### Do this
Only a number is wanted. Count the lines holding the string "with".

### Records
**********
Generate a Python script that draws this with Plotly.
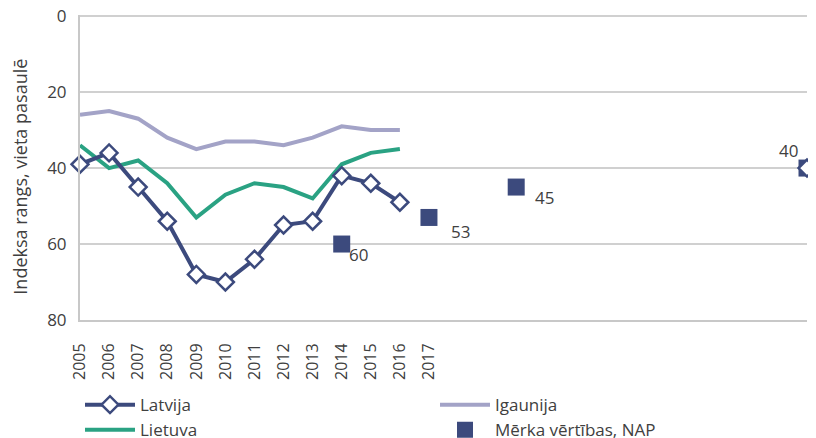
**********
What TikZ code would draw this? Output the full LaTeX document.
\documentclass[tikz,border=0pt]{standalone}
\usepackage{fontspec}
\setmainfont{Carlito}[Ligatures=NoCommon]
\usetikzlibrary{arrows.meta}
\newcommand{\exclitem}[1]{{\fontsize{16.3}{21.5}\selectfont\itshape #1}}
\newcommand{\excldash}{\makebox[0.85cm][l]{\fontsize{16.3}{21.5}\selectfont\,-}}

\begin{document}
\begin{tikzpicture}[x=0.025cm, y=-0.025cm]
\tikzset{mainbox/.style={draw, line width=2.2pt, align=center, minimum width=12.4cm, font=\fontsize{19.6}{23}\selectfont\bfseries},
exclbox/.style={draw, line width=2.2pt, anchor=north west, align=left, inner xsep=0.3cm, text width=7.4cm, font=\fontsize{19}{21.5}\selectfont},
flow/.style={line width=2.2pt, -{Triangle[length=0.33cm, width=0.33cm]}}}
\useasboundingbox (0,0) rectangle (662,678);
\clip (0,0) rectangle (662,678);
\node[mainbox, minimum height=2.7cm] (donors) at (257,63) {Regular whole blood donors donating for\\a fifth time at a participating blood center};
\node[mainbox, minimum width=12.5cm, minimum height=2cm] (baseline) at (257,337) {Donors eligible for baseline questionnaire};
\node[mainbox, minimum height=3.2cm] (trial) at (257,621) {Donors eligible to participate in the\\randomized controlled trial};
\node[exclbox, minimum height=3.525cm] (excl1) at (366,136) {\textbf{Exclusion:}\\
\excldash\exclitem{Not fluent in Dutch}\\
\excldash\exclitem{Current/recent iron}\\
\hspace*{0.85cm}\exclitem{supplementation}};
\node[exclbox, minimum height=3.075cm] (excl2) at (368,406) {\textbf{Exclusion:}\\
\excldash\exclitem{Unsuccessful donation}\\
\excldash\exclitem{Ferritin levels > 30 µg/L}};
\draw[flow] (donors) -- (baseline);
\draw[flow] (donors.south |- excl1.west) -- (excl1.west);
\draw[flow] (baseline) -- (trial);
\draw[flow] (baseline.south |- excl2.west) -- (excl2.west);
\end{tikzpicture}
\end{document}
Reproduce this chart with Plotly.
**********
### Problem solution
2